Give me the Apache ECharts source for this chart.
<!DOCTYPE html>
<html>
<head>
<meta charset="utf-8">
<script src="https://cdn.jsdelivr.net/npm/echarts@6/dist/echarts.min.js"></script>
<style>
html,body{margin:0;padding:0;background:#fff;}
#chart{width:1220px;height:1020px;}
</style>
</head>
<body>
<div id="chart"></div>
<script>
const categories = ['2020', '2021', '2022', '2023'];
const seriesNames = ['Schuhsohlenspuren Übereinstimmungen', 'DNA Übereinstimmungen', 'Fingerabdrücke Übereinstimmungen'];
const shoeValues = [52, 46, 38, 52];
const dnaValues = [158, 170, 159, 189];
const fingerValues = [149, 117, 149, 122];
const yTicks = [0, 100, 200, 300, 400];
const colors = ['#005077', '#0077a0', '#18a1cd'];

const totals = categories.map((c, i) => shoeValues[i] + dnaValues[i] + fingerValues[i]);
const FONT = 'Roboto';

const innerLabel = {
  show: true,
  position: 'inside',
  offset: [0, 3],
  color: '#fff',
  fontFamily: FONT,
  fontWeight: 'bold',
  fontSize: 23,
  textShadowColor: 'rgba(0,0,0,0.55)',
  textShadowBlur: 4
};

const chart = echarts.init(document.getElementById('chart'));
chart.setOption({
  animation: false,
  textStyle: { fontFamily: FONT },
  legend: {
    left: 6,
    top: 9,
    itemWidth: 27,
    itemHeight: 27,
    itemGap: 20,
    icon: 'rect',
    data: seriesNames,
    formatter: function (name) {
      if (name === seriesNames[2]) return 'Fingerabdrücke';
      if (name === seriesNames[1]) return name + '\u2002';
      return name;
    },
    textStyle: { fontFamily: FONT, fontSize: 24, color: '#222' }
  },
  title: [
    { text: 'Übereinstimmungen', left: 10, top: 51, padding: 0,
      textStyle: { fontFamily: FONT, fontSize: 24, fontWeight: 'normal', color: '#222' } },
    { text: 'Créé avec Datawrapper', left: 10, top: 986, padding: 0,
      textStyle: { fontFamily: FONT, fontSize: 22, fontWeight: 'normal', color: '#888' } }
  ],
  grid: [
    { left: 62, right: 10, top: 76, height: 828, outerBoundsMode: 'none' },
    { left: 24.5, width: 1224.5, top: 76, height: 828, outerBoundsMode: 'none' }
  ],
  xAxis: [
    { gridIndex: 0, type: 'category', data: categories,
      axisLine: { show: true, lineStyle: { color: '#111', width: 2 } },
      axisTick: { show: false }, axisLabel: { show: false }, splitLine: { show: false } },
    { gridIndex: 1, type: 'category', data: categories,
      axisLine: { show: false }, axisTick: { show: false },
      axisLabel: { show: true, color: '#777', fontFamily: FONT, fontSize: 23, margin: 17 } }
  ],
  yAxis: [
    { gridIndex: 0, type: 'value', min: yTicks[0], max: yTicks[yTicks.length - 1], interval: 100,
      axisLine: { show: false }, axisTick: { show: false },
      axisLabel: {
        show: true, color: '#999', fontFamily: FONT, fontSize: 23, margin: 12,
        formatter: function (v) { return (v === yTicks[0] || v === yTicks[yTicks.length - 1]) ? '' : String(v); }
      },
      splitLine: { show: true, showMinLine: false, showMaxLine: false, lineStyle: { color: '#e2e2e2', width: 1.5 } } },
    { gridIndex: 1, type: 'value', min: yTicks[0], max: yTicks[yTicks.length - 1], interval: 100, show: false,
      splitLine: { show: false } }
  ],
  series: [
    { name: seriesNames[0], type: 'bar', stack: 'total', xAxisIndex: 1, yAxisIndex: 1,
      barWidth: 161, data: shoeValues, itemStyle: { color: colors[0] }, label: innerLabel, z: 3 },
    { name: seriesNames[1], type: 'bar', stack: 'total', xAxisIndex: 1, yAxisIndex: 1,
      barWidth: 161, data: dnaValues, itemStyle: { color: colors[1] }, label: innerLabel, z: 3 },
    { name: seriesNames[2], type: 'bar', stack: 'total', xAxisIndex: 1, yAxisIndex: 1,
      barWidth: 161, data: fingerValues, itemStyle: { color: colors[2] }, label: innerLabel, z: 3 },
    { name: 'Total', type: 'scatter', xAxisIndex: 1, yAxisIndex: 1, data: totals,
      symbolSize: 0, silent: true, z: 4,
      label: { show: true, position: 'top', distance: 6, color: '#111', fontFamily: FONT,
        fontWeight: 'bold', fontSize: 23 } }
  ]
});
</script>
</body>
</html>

________________________

— REQUIRED TASK —
Each line of the listing should be echoed back exactly.

— REPLY —
Give me the Apache ECharts source for this chart.
<!DOCTYPE html>
<html>
<head>
<meta charset="utf-8">
<script src="https://cdn.jsdelivr.net/npm/echarts@6/dist/echarts.min.js"></script>
<style>
html,body{margin:0;padding:0;background:#fff;}
#chart{width:1220px;height:1020px;}
</style>
</head>
<body>
<div id="chart"></div>
<script>
const categories = ['2020', '2021', '2022', '2023'];
const seriesNames = ['Schuhsohlenspuren Übereinstimmungen', 'DNA Übereinstimmungen', 'Fingerabdrücke Übereinstimmungen'];
const shoeValues = [52, 46, 38, 52];
const dnaValues = [158, 170, 159, 189];
const fingerValues = [149, 117, 149, 122];
const yTicks = [0, 100, 200, 300, 400];
const colors = ['#005077', '#0077a0', '#18a1cd'];

const totals = categories.map((c, i) => shoeValues[i] + dnaValues[i] + fingerValues[i]);
const FONT = 'Roboto';

const innerLabel = {
  show: true,
  position: 'inside',
  offset: [0, 3],
  color: '#fff',
  fontFamily: FONT,
  fontWeight: 'bold',
  fontSize: 23,
  textShadowColor: 'rgba(0,0,0,0.55)',
  textShadowBlur: 4
};

const chart = echarts.init(document.getElementById('chart'));
chart.setOption({
  animation: false,
  textStyle: { fontFamily: FONT },
  legend: {
    left: 6,
    top: 9,
    itemWidth: 27,
    itemHeight: 27,
    itemGap: 20,
    icon: 'rect',
    data: seriesNames,
    formatter: function (name) {
      if (name === seriesNames[2]) return 'Fingerabdrücke';
      if (name === seriesNames[1]) return name + '\u2002';
      return name;
    },
    textStyle: { fontFamily: FONT, fontSize: 24, color: '#222' }
  },
  title: [
    { text: 'Übereinstimmungen', left: 10, top: 51, padding: 0,
      textStyle: { fontFamily: FONT, fontSize: 24, fontWeight: 'normal', color: '#222' } },
    { text: 'Créé avec Datawrapper', left: 10, top: 986, padding: 0,
      textStyle: { fontFamily: FONT, fontSize: 22, fontWeight: 'normal', color: '#888' } }
  ],
  grid: [
    { left: 62, right: 10, top: 76, height: 828, outerBoundsMode: 'none' },
    { left: 24.5, width: 1224.5, top: 76, height: 828, outerBoundsMode: 'none' }
  ],
  xAxis: [
    { gridIndex: 0, type: 'category', data: categories,
      axisLine: { show: true, lineStyle: { color: '#111', width: 2 } },
      axisTick: { show: false }, axisLabel: { show: false }, splitLine: { show: false } },
    { gridIndex: 1, type: 'category', data: categories,
      axisLine: { show: false }, axisTick: { show: false },
      axisLabel: { show: true, color: '#777', fontFamily: FONT, fontSize: 23, margin: 17 } }
  ],
  yAxis: [
    { gridIndex: 0, type: 'value', min: yTicks[0], max: yTicks[yTicks.length - 1], interval: 100,
      axisLine: { show: false }, axisTick: { show: false },
      axisLabel: {
        show: true, color: '#999', fontFamily: FONT, fontSize: 23, margin: 12,
        formatter: function (v) { return (v === yTicks[0] || v === yTicks[yTicks.length - 1]) ? '' : String(v); }
      },
      splitLine: { show: true, showMinLine: false, showMaxLine: false, lineStyle: { color: '#e2e2e2', width: 1.5 } } },
    { gridIndex: 1, type: 'value', min: yTicks[0], max: yTicks[yTicks.length - 1], interval: 100, show: false,
      splitLine: { show: false } }
  ],
  series: [
    { name: seriesNames[0], type: 'bar', stack: 'total', xAxisIndex: 1, yAxisIndex: 1,
      barWidth: 161, data: shoeValues, itemStyle: { color: colors[0] }, label: innerLabel, z: 3 },
    { name: seriesNames[1], type: 'bar', stack: 'total', xAxisIndex: 1, yAxisIndex: 1,
      barWidth: 161, data: dnaValues, itemStyle: { color: colors[1] }, label: innerLabel, z: 3 },
    { name: seriesNames[2], type: 'bar', stack: 'total', xAxisIndex: 1, yAxisIndex: 1,
      barWidth: 161, data: fingerValues, itemStyle: { color: colors[2] }, label: innerLabel, z: 3 },
    { name: 'Total', type: 'scatter', xAxisIndex: 1, yAxisIndex: 1, data: totals,
      symbolSize: 0, silent: true, z: 4,
      label: { show: true, position: 'top', distance: 6, color: '#111', fontFamily: FONT,
        fontWeight: 'bold', fontSize: 23 } }
  ]
});
</script>
</body>
</html>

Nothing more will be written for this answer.